11 thoughts on “Maplewood History: Where was the Maplewood Laundry?

  1. “Modern Woodmen of America is a member-owned fraternal financial services organization. Together with our more than 740,000 members, we’ve been touching lives and securing futures since 1883.”
    Copied frrom from their web site.

    • Hi Tom, I googled Modern Woodmen as well. The organization is still around and it’s vast! Amazing that none of us have heard of them. Anyone interested should check out the Wikipedia entry.

  2. You do a great job Doug! I hope you don’t stop any time soon! Modern Woodmen sounds like an Outdoor Sportsman type club to me….certainly Google has heard of them?

  3. The post says Charlie was a member of the Modern Woodmen. I have no idea who they were? Union Carpenter’s? A lumberyard group? A band that played woodwind instruments?

    • Modern Woodmen of America was founded by Joseph Cullen Root on January 5, 1883, in Lyons, Iowa. He had operated a number of businesses, including a mercantile establishment, a grain elevator and two flour mills, sold insurance and real estate, taught bookkeeping classes, managed a lecture bureau, and practiced law. Root was a member of several fraternal societies throughout the years. He wanted to create an organization that would protect families following the death of a breadwinner.

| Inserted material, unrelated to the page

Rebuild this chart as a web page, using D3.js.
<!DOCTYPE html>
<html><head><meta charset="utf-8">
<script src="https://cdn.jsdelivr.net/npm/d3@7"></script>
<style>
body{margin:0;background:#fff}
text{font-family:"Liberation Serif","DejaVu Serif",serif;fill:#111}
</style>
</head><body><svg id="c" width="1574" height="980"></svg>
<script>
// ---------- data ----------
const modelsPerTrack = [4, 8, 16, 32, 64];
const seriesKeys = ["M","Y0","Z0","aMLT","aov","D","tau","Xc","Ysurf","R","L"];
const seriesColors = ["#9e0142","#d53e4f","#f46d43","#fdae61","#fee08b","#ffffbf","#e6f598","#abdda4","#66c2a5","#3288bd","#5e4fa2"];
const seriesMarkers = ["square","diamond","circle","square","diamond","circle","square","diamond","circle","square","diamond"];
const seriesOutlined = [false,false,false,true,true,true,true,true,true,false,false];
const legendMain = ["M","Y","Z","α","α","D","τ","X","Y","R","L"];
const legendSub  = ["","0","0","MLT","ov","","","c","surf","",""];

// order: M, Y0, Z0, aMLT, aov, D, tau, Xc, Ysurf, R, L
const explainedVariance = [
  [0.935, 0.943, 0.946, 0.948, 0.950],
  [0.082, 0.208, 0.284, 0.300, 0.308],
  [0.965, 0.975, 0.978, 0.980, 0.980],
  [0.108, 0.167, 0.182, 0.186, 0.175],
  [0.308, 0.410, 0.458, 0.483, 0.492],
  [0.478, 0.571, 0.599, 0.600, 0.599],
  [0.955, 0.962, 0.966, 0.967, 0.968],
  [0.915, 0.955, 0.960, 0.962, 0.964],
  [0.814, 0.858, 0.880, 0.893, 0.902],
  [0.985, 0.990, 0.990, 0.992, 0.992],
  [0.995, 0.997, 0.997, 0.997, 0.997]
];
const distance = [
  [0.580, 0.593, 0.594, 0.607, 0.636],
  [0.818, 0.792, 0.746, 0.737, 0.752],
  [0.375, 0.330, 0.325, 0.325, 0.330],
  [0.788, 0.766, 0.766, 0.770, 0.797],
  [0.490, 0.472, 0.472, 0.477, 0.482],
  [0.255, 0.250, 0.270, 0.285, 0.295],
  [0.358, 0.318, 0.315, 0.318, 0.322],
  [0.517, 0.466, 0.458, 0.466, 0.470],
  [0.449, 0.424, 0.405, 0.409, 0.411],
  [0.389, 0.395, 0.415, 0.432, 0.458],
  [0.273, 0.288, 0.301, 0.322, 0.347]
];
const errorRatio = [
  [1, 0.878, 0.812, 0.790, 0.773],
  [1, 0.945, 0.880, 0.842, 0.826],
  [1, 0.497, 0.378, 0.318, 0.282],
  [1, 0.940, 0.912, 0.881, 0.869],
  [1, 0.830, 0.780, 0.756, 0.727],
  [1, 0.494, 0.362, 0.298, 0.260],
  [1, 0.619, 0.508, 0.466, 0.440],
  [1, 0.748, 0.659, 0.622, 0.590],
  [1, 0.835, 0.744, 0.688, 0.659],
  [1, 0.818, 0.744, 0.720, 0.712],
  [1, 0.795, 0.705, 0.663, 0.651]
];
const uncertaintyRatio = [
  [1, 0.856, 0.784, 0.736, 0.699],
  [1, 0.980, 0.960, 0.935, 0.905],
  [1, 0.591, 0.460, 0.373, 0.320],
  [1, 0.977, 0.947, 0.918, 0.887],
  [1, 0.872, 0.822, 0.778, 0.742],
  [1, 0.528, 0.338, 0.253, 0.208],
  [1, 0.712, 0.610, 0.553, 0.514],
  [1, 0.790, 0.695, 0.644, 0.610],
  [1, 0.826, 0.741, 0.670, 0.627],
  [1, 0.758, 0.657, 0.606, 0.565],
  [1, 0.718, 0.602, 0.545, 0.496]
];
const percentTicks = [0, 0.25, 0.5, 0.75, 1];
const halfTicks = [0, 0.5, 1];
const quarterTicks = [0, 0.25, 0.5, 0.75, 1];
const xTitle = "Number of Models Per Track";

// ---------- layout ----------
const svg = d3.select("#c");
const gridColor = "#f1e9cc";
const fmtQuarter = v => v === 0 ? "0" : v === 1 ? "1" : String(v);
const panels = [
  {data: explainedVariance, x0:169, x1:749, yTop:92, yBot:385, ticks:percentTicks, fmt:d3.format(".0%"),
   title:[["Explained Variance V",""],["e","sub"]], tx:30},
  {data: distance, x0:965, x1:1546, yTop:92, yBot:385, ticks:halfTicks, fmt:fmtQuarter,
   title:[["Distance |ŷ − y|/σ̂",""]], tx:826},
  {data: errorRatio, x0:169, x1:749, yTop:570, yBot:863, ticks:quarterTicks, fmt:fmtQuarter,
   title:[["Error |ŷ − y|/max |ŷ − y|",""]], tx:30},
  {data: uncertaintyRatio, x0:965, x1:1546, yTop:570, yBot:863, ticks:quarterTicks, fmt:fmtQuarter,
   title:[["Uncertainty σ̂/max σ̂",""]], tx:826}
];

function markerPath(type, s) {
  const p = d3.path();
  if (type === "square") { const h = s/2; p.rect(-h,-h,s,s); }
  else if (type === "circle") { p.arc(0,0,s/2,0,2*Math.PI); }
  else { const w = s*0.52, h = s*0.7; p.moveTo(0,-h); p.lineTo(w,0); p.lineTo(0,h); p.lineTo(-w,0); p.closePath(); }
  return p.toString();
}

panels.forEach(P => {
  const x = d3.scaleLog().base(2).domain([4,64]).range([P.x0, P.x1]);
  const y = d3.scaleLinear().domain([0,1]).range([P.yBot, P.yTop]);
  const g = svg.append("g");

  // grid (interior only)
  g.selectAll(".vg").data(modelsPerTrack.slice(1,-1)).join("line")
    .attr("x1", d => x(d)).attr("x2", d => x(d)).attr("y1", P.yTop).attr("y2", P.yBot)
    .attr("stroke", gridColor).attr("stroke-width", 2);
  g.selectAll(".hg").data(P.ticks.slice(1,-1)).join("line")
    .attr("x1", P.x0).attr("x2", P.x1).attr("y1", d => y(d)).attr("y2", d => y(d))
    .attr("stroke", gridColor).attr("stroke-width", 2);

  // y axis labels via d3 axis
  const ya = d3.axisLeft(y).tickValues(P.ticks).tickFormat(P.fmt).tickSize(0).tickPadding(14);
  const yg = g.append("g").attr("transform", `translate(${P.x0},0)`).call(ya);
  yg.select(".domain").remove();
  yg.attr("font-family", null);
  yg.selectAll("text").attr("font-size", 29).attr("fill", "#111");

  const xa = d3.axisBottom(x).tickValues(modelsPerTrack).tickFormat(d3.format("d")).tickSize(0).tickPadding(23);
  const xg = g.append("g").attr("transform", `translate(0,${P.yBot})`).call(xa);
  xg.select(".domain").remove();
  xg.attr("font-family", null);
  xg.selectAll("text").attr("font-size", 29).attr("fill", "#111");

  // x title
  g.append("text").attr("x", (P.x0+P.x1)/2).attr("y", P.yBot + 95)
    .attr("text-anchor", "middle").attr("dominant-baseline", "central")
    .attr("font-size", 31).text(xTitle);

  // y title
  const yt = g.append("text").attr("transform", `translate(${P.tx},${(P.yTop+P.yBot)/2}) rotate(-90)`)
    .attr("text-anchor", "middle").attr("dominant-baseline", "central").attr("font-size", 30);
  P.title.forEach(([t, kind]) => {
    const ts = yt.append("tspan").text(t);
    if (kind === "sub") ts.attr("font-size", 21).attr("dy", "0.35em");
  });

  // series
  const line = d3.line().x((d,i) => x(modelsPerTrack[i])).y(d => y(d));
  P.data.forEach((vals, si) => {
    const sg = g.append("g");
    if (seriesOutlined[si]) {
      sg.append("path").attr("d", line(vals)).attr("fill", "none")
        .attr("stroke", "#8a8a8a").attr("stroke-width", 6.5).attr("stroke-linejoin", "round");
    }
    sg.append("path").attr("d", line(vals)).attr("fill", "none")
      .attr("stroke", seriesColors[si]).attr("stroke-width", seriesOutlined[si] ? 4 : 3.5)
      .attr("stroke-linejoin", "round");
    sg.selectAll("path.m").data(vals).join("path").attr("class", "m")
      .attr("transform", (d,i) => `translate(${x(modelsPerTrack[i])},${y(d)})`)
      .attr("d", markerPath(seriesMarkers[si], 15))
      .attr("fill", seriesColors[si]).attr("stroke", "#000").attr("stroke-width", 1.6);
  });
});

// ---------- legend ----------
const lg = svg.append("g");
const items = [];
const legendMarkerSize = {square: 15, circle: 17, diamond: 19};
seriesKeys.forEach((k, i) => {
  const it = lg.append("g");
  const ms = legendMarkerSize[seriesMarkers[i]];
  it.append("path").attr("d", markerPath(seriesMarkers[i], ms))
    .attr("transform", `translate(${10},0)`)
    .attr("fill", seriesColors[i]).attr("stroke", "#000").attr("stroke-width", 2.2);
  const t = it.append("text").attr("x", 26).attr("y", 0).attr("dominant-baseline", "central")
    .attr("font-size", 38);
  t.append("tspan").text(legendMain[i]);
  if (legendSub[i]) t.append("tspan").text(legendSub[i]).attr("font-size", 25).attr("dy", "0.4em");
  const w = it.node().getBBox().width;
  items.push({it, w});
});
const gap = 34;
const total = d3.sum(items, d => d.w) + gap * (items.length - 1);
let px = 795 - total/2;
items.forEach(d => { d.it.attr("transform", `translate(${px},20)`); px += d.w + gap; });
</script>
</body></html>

      During a Sunday sermon, Root heard the pastor tell a parable about pioneer woodmen clearing away forests to build homes, communities and security for their families. He adopted the term “woodmen” for his organization. To complete the name, he added “modern” to reflect the need to stay current and change with the times, and “of America” to symbolize patriotism.
      I’m not sure but one of the insurance companies provided a rather large concrete tree stump for a headstone. It could be them. There are several in St Peter and Paul on Gravois.